▶ **WHAT YOU HAVE TO DO**
Produce an exact copy of the lines below that run from the line containing "Give me the matplotlib source for this chart." to the line containing "b.set_path_effects(shadow)", inclusive; any picture is omitted.

---------- LISTED RECORDS ----------

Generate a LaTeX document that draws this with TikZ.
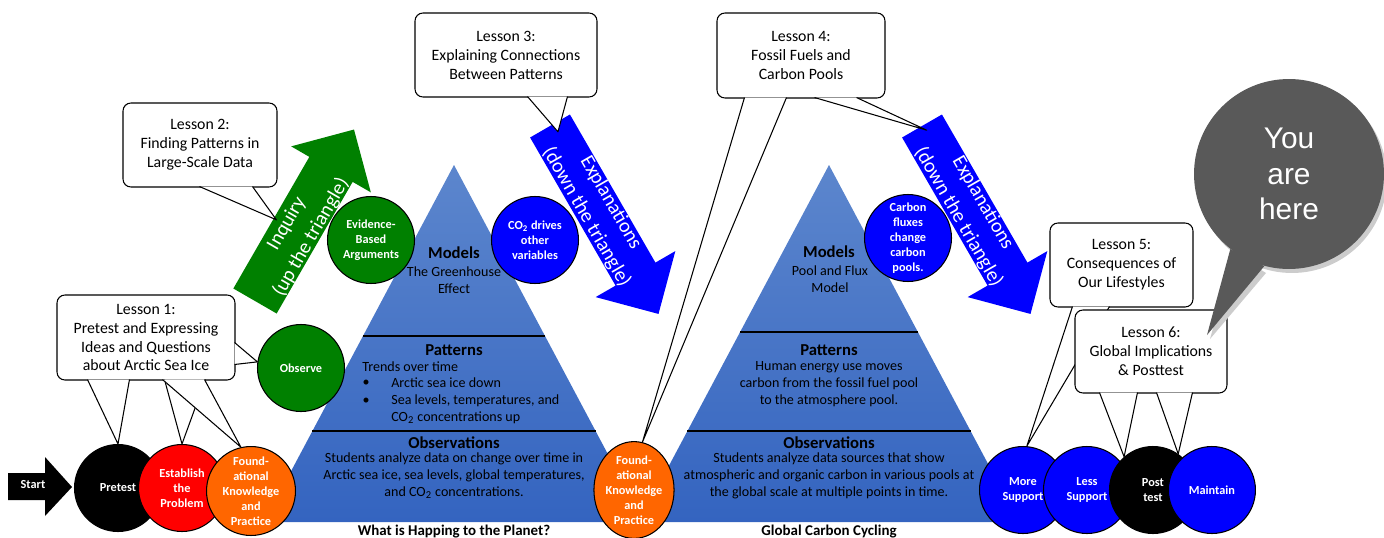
\documentclass[tikz,border=0pt]{standalone}
\usepackage{fontspec}
\setmainfont{Carlito}
\newfontfamily\bubblefont{Liberation Sans}
\usetikzlibrary{calc,shapes.geometric}

\definecolor{stepgreen}{RGB}{0,128,0}
\definecolor{stepblue}{RGB}{0,0,255}
\definecolor{stepred}{RGB}{255,0,0}
\definecolor{steporange}{RGB}{255,102,0}
\definecolor{tritop}{RGB}{92,134,205}
\definecolor{tribottom}{RGB}{52,100,192}
\definecolor{bubblegray}{RGB}{89,89,89}

\begin{document}
\begin{tikzpicture}[x=0.02cm, y=-0.02cm,
  stage/.style={circle, draw=black, line width=0.6pt, minimum size=1.74cm, inner sep=0pt, text=white, align=center, font=\fontsize{7}{8.5}\selectfont\bfseries},
  lesson/.style={draw=black, fill=white, line width=0.6pt, rounded corners=4.5pt, align=center, inner sep=0pt, font=\fontsize{9}{10.8}\selectfont},
  callout/.style={draw=black, fill=white, line width=0.6pt, line join=round},
  tritext/.style={align=center, inner sep=0pt, font=\fontsize{8}{9.7}\selectfont},
  trihead/.style={inner sep=0pt, font=\fontsize{9.5}{11}\selectfont\bfseries},
  arrowtext/.style={text=white, align=center, inner sep=0pt, font=\fontsize{11.5}{16}\selectfont},
  divider/.style={line width=0.7pt}]

  \useasboundingbox (0,0) rectangle (1384,538);

  % Triangles
  \shade[top color=tritop, bottom color=tribottom] (454,165) -- (264,522) -- (644,522) -- cycle;
  \shade[top color=tritop, bottom color=tribottom] (829,165) -- (639,522) -- (1019,522) -- cycle;
  \draw[divider] (363,336) -- (545,336);
  \draw[divider] (312,431) -- (596,431);
  \draw[divider] (740,332) -- (918,332);
  \draw[divider] (687,431) -- (971,431);

  % Left triangle text
  \node[trihead] (mod1) at (454,253) {Models};
  \node[tritext] (mod1t) at (454,280) {The Greenhouse\\Effect};
  \node[trihead] (pat1) at (454,350) {Patterns};
  \node[tritext, anchor=west] (pat1a) at (362,367) {Trends over time};
  \node[tritext] (dot1) at (366,383) {\textbullet};
  \node[tritext] (dot2) at (366,401) {\textbullet};
  \node[tritext, anchor=west] (pat1b) at (391,383) {Arctic sea ice down};
  \node[tritext, anchor=west, align=left] (pat1c) at (391,409.5) {Sea levels, temperatures, and\\CO\textsubscript{2} concentrations up};
  \node[trihead] (obs1) at (454,443) {Observations};
  \node[tritext] (obs1t) at (454,476) {Students analyze data on change over time in\\Arctic sea ice, sea levels, global temperatures,\\and CO\textsubscript{2} concentrations.};
  \node[font=\fontsize{8.5}{10}\selectfont\bfseries] (title1) at (454,532) {What is Happing to the Planet?};

  % Right triangle text
  \node[trihead] (mod2) at (829,252) {Models};
  \node[tritext] (mod2t) at (830,279) {Pool and Flux\\Model};
  \node[trihead] (pat2) at (829,350) {Patterns};
  \node[tritext] (pat2t) at (829,384) {Human energy use moves\\carbon from the fossil fuel pool\\to the atmosphere pool.};
  \node[trihead] (obs2) at (829,443) {Observations};
  \node[tritext] (obs2t) at (829,476) {Students analyze data sources that show\\atmospheric and organic carbon in various pools at\\the global scale at multiple points in time.};
  \node[font=\fontsize{8.5}{10}\selectfont\bfseries] (title2) at (829,532) {Global Carbon Cycling};

  % Inquiry arrow
  \begin{scope}[shift={(255,301)}, rotate=60]
    \fill[stepgreen] (0,-25) -- (152,-25) -- (152,-46) -- (198,0) -- (152,46) -- (152,25) -- (0,25) -- cycle;
    \node[arrowtext, rotate=60] (inq) at (83,3) {Inquiry\\(up the triangle)};
    \coordinate (inqedge) at (81,-22);
  \end{scope}

  % Explanation arrows
  \begin{scope}[shift={(550,126)}, rotate=-60]
    \fill[stepblue] (0,-23) -- (171,-23) -- (171,-46) -- (217,0) -- (171,46) -- (171,23) -- (0,23) -- cycle;
    \node[arrowtext, rotate=-60] (expl1) at (97,0) {Explanations\\(down the triangle)};
    \coordinate (expl1top) at (9,-4);
  \end{scope}
  \begin{scope}[shift={(922,126)}, rotate=-60]
    \fill[stepblue] (0,-23) -- (171,-23) -- (171,-46) -- (217,0) -- (171,46) -- (171,23) -- (0,23) -- cycle;
    \node[arrowtext, rotate=-60] (expl2) at (97,0) {Explanations\\(down the triangle)};
    \coordinate (expl2top) at (6,-2);
  \end{scope}

  % Start
  \fill[black] (8,473) -- (45,473) -- (45,457) -- (72,487) -- (45,516) -- (45,500) -- (8,500) -- cycle;
  \node[text=white, font=\fontsize{7}{8}\selectfont\bfseries] (start) at (33,485) {Start};

  % Circles on the triangles
  \node[stage, fill=stepgreen] (obs) at (301,368) {Observe};
  \node[stage, fill=stepgreen] (evid) at (371,240) {Evidence-\\Based\\Arguments};
  \node[stage, fill=stepblue] (cotwo) at (535,240) {CO\textsubscript{2} drives\\other\\variables};
  \node[stage, fill=stepblue] (flux) at (908,238) {Carbon\\fluxes\\change\\carbon\\pools.};

  % Bottom row, left
  \node[stage, fill=black] (pre) at (118,488) {Pretest};
  \node[stage, fill=stepred] (est) at (182,488) {Establish\\the\\Problem};
  \node[stage, fill=steporange] (fnd1) at (251,491) {Found-\\ational\\Knowledge\\and\\Practice};

  % Bottom row, middle
  \node[stage, ellipse, minimum width=1.48cm, minimum height=1.76cm, fill=steporange] (fnd2) at (634,490) {Found-\\ational\\Knowledge\\and\\Practice};

  % Bottom row, right
  \node[stage, fill=stepblue] (mores) at (1023,490) {More\\Support};
  \node[stage, fill=stepblue, right of=mores, node distance=1.28cm] (lesss) {Less\\Support};
  \node[stage, fill=black, right of=lesss, node distance=1.32cm] (post) {Post\\test};
  \node[stage, fill=stepblue, right of=post, node distance=1.18cm] (maint) {Maintain};

  % Lesson 1
  \node[lesson, minimum width=3.56cm, minimum height=1.7cm] (les1) at (146,337.5) {Lesson 1:\\Pretest and Expressing\\Ideas and Questions\\about Arctic Sea Ice};
  \path[callout] ($(les1.south west)+(31,-1)$) -- (pre.north) -- ($(les1.south west)+(73,-1)$);
  \path[callout] ($(les1.south west)+(108,-1)$) -- (est.north) -- ($(les1.south west)+(149,-1)$);
  \path[callout] ($(les1.south west)+(106,-1)$) -- (fnd1.103) -- ($(les1.south west)+(148,-1)$);
  \path[callout] ($(les1.north east)+(-1,48)$) -- (obs.172) -- ($(les1.north east)+(-1,70)$);

  % Lesson 2
  \node[lesson, minimum width=3.08cm, minimum height=1.68cm] (les2) at (200,145) {Lesson 2:\\Finding Patterns in\\Large-Scale Data};
  \path[callout] ($(les2.south west)+(77,-1)$) -- (inqedge) -- ($(les2.south west)+(130,-1)$);

  % Lesson 3
  \node[lesson, minimum width=3.64cm, minimum height=1.68cm] (les3) at (506,55) {Lesson 3:\\Explaining Connections\\Between Patterns};
  \path[callout] ($(les3.south west)+(113,-1)$) -- (expl1top) -- ($(les3.south west)+(153,-1)$);

  % Lesson 4
  \node[lesson, minimum width=3.36cm, minimum height=1.7cm] (les4) at (801,55.5) {Lesson 4:\\Fossil Fuels and\\Carbon Pools};
  \path[callout] ($(les4.south west)+(98,-1)$) -- (expl2top) -- ($(les4.south west)+(140,-1)$);
  \path[callout] ($(les4.south west)+(28,-1)$) -- (fnd2.80) -- ($(les4.south west)+(70,-1)$);

  % Lesson 5
  \node[lesson, minimum width=2.86cm, minimum height=1.68cm] (les5) at (1121.5,265) {Lesson 5:\\Consequences of\\Our Lifestyles};
  \path[callout] ($(les5.south west)+(23,-1)$) -- (mores.85) -- ($(les5.south west)+(60,-1)$);

  % Lesson 6
  \node[lesson, minimum width=3.04cm, minimum height=1.66cm] (les6) at (1151,351.5) {Lesson 6:\\Global Implications\\\& Posttest};
  \path[callout] ($(les6.south west)+(25,-1)$) -- (post.131) -- ($(les6.south west)+(63,-1)$);
  \path[callout] ($(les6.south west)+(82,-1)$) -- (post.55) -- ($(les6.south west)+(118,-1)$);

  % You are here
  \fill[black!20] (1292,178) circle (1.9cm);
  \fill[black!20] (1210,339) -- (1234,253) -- (1266,273) -- cycle;
  \node[circle, fill=bubblegray, minimum size=3.8cm, inner sep=0pt, text=white, align=center, font=\bubblefont\fontsize{17}{20}\selectfont] (here) at (1289,174) {You\\are\\here};
  \coordinate (heretip) at (1207,335);
  \fill[bubblegray] (here.232) -- (heretip) -- (here.255) -- cycle;

\end{tikzpicture}
\end{document}
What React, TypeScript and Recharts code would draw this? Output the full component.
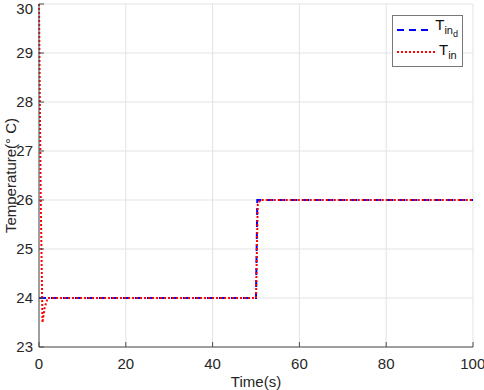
import { CartesianGrid, Line, LineChart, XAxis, YAxis } from "recharts";

const X_TICKS = [0, 20, 40, 60, 80, 100];
const Y_TICKS = [23, 24, 25, 26, 27, 28, 29, 30];

// desired indoor temperature
const tinDTime = [0, 50, 50.3, 100];
const tinDValue = [24, 24, 26, 26];

// actual indoor temperature
const tinTime = [0, 0.4, 0.8, 1.3, 2, 50, 50.4, 51, 100];
const tinValue = [30, 26, 23.5, 23.8, 24, 24, 25.9, 26, 26];

const tinDData = tinDTime.map((t, i) => ({ t, v: tinDValue[i] }));
const tinData = tinTime.map((t, i) => ({ t, v: tinValue[i] }));

const FONT = "'Liberation Sans', Arial, sans-serif";
const AXIS = "#4d4d4d";
const tickStyle = { fill: "#262626", fontSize: 15, fontFamily: FONT };

function LegendBox() {
  return (
    <div
      style={{
        position: "absolute",
        left: 392,
        top: 15,
        border: "1px solid #777",
        background: "#fff",
        width: 71,
        height: 52,
        boxSizing: "border-box",
        fontFamily: FONT,
        fontSize: 15,
        color: "#111",
        padding: "3px 4px",
      }}
    >
      <div style={{ display: "flex", alignItems: "center", height: 22 }}>
        <svg width="40" height="4">
          <line x1="0" y1="2" x2="40" y2="2" stroke="#0000ff" strokeWidth={2} strokeDasharray="7 5" />
        </svg>
        <span style={{ marginLeft: 2, lineHeight: "15px" }}>
          T<sub style={{ fontSize: 11 }}>in<sub style={{ fontSize: 9 }}>d</sub></sub>
        </span>
      </div>
      <div style={{ display: "flex", alignItems: "center", height: 22 }}>
        <svg width="40" height="4">
          <line x1="0" y1="2" x2="40" y2="2" stroke="#ff0000" strokeWidth={2} strokeDasharray="2 2" />
        </svg>
        <span style={{ marginLeft: 2, lineHeight: "15px" }}>
          T<sub style={{ fontSize: 11 }}>in</sub>
        </span>
      </div>
    </div>
  );
}

export default function App() {
  return (
    <div style={{ position: "relative", width: 484, height: 390, background: "#fff" }}>
      <style>{"body{margin:0}"}</style>
      <LineChart width={484} height={390} margin={{ top: 4, right: 11, left: 0, bottom: 0 }}>
        <CartesianGrid stroke="#e3e3e3" strokeWidth={1} />
        <XAxis
          dataKey="t"
          type="number"
          domain={[0, 100]}
          ticks={X_TICKS}
          allowDuplicatedCategory={false}
          stroke={AXIS}
          tick={tickStyle}
          tickSize={-5}
          tickMargin={16}
          height={43}
          label={{ value: "Time(s)", position: "insideBottom", offset: 3, fill: "#262626", fontSize: 15, fontFamily: FONT }}
        />
        <XAxis
          xAxisId="top"
          orientation="top"
          type="number"
          domain={[0, 100]}
          ticks={X_TICKS}
          stroke={AXIS}
          tickFormatter={() => ""}
          tickSize={-5}
          height={0}
        />
        <YAxis
          dataKey="v"
          type="number"
          domain={[23, 30]}
          ticks={Y_TICKS}
          stroke={AXIS}
          tick={tickStyle}
          tickSize={-5}
          tickMargin={11}
          width={39}
          label={{
            value: "Temperature(° C)",
            angle: -90,
            position: "insideLeft",
            offset: 11,
            fill: "#262626",
            fontSize: 15,
            fontFamily: FONT,
            style: { textAnchor: "middle" },
          }}
        />
        <YAxis
          yAxisId="right"
          orientation="right"
          type="number"
          domain={[23, 30]}
          ticks={Y_TICKS}
          stroke={AXIS}
          tickFormatter={() => ""}
          tickSize={-5}
          width={0}
        />
        <Line
          data={tinDData}
          dataKey="v"
          name="Tin_d"
          type="linear"
          stroke="#0000ff"
          strokeWidth={2}
          strokeDasharray="7 5"
          dot={false}
          isAnimationActive={false}
        />
        <Line
          data={tinData}
          dataKey="v"
          name="Tin"
          type="linear"
          stroke="#ff0000"
          strokeWidth={2}
          strokeDasharray="2 2"
          dot={false}
          isAnimationActive={false}
        />
      </LineChart>
      <LegendBox />
    </div>
  );
}
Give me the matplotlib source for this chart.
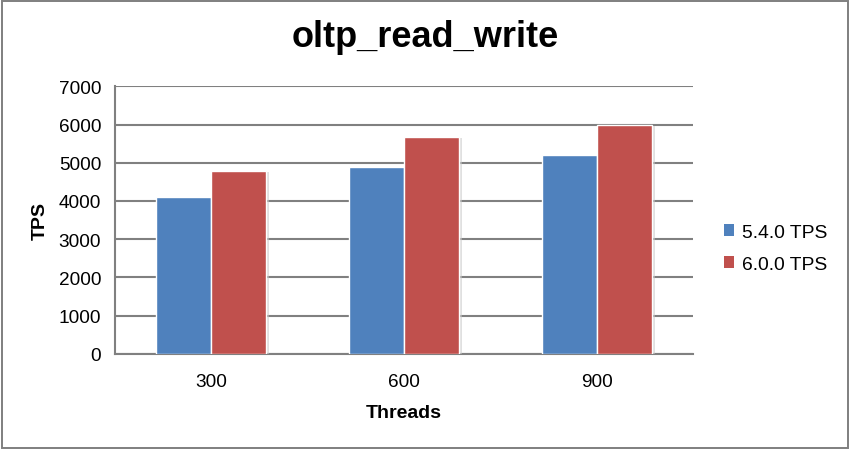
import matplotlib
matplotlib.use("Agg")
import matplotlib.pyplot as plt
import matplotlib.patheffects as pe
from matplotlib.patches import Patch, Rectangle
import numpy as np

categories = ["300", "600", "900"]
series_names = ["5.4.0 TPS", "6.0.0 TPS"]
tps_540 = [4100, 4890, 5200]
tps_600 = [4780, 5670, 5990]
yticks = [0, 1000, 2000, 3000, 4000, 5000, 6000, 7000]

colors = ["#4F81BD", "#C0504D"]
grid_color = "#808080"

plt.rcParams["font.family"] = ["Liberation Sans", "DejaVu Sans"]

W, H = 850, 452
fig = plt.figure(figsize=(W / 100, H / 100), dpi=100)
fig.patch.set_facecolor("white")

ax = fig.add_axes([115 / W, (H - 354.7) / H, (693 - 115) / W, (354.7 - 87.3) / H])
ax.set_facecolor("white")

x = np.arange(len(categories))
bw = 0.286
shadow = [pe.SimplePatchShadow(offset=(2, -0.5), shadow_rgbFace="#c8c8c8", alpha=0.55), pe.Normal()]
for i, (vals, name) in enumerate(zip([tps_540, tps_600], series_names)):
    off = (i - 0.5) * bw
    bars = ax.bar(x + off, vals, width=bw, color=colors[i], edgecolor="white",
                  linewidth=1.0, zorder=3, label=name)
    for b in bars:
        b.set_path_effects(shadow)

ax.set_xlim(-0.5, len(categories) - 0.5)
ax.set_ylim(0, 7000)
ax.set_yticks(yticks)
ax.set_yticklabels([str(v) for v in yticks])
ax.set_xticks(x)
ax.set_xticklabels(categories)
ax.tick_params(axis="both", length=0, labelsize=13.7, colors="black")
ax.tick_params(axis="y", pad=10)
ax.tick_params(axis="x", pad=14)

ax.grid(axis="y", color=grid_color, linewidth=1.5, zorder=0)
ax.set_axisbelow(True)
for s in ["top", "right"]:
    ax.spines[s].set_visible(False)
for s in ["left", "bottom"]:
    ax.spines[s].set_color(grid_color)
    ax.spines[s].set_linewidth(1.5)

ax.set_xlabel("Threads", fontsize=14, fontweight="bold", labelpad=10)
ax.set_ylabel("TPS", fontsize=14, fontweight="bold", labelpad=7)

fig.text(0.5, (H - 46.7) / H, "oltp_read_write", ha="center", va="baseline",
         fontsize=26, fontweight="bold")

handles = [Patch(facecolor=c, edgecolor="none") for c in colors]
fig.legend(handles, series_names, loc="center left",
           bbox_to_anchor=(724 / W, (H - 249.5) / H), frameon=False,
           fontsize=13.9, handlelength=0.53, handleheight=0.53,
           handletextpad=0.42, labelspacing=0.78, borderpad=0, borderaxespad=0)

fig.patches.append(Rectangle((1.5 / W, (H - 448.5) / H), (848 - 1.5) / W, (448.5 - 1.5) / H,
                             transform=fig.transFigure, fill=False,
                             edgecolor="#7f7f7f", linewidth=1.4))

fig.savefig("out.png", dpi=100, facecolor="white")
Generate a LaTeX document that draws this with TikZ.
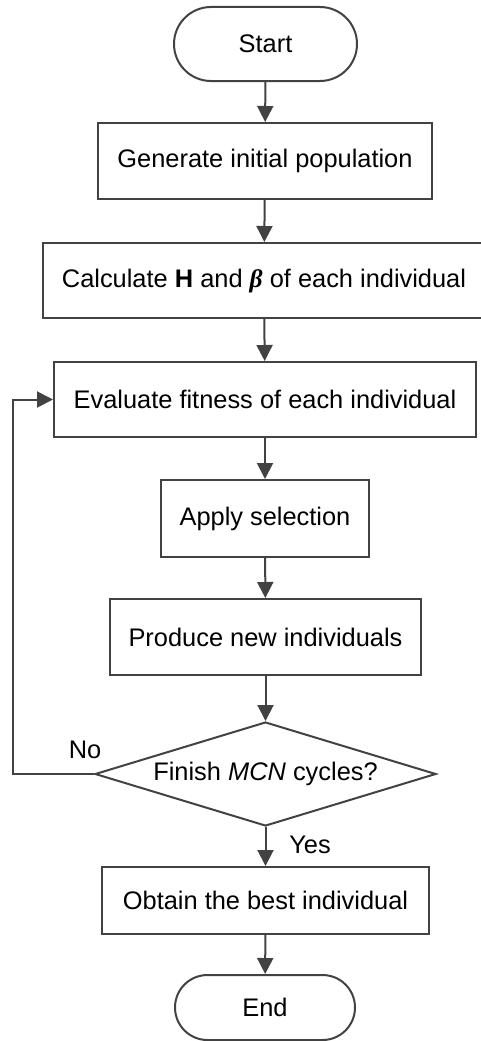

----------

▶ **ANSWER TO THIS TASK**
Give me the matplotlib source for this chart.
import matplotlib
matplotlib.use("Agg")
import matplotlib.pyplot as plt
import matplotlib.patheffects as pe
from matplotlib.patches import Patch, Rectangle
import numpy as np

categories = ["300", "600", "900"]
series_names = ["5.4.0 TPS", "6.0.0 TPS"]
tps_540 = [4100, 4890, 5200]
tps_600 = [4780, 5670, 5990]
yticks = [0, 1000, 2000, 3000, 4000, 5000, 6000, 7000]

colors = ["#4F81BD", "#C0504D"]
grid_color = "#808080"

plt.rcParams["font.family"] = ["Liberation Sans", "DejaVu Sans"]

W, H = 850, 452
fig = plt.figure(figsize=(W / 100, H / 100), dpi=100)
fig.patch.set_facecolor("white")

ax = fig.add_axes([115 / W, (H - 354.7) / H, (693 - 115) / W, (354.7 - 87.3) / H])
ax.set_facecolor("white")

x = np.arange(len(categories))
bw = 0.286
shadow = [pe.SimplePatchShadow(offset=(2, -0.5), shadow_rgbFace="#c8c8c8", alpha=0.55), pe.Normal()]
for i, (vals, name) in enumerate(zip([tps_540, tps_600], series_names)):
    off = (i - 0.5) * bw
    bars = ax.bar(x + off, vals, width=bw, color=colors[i], edgecolor="white",
                  linewidth=1.0, zorder=3, label=name)
    for b in bars:
        b.set_path_effects(shadow)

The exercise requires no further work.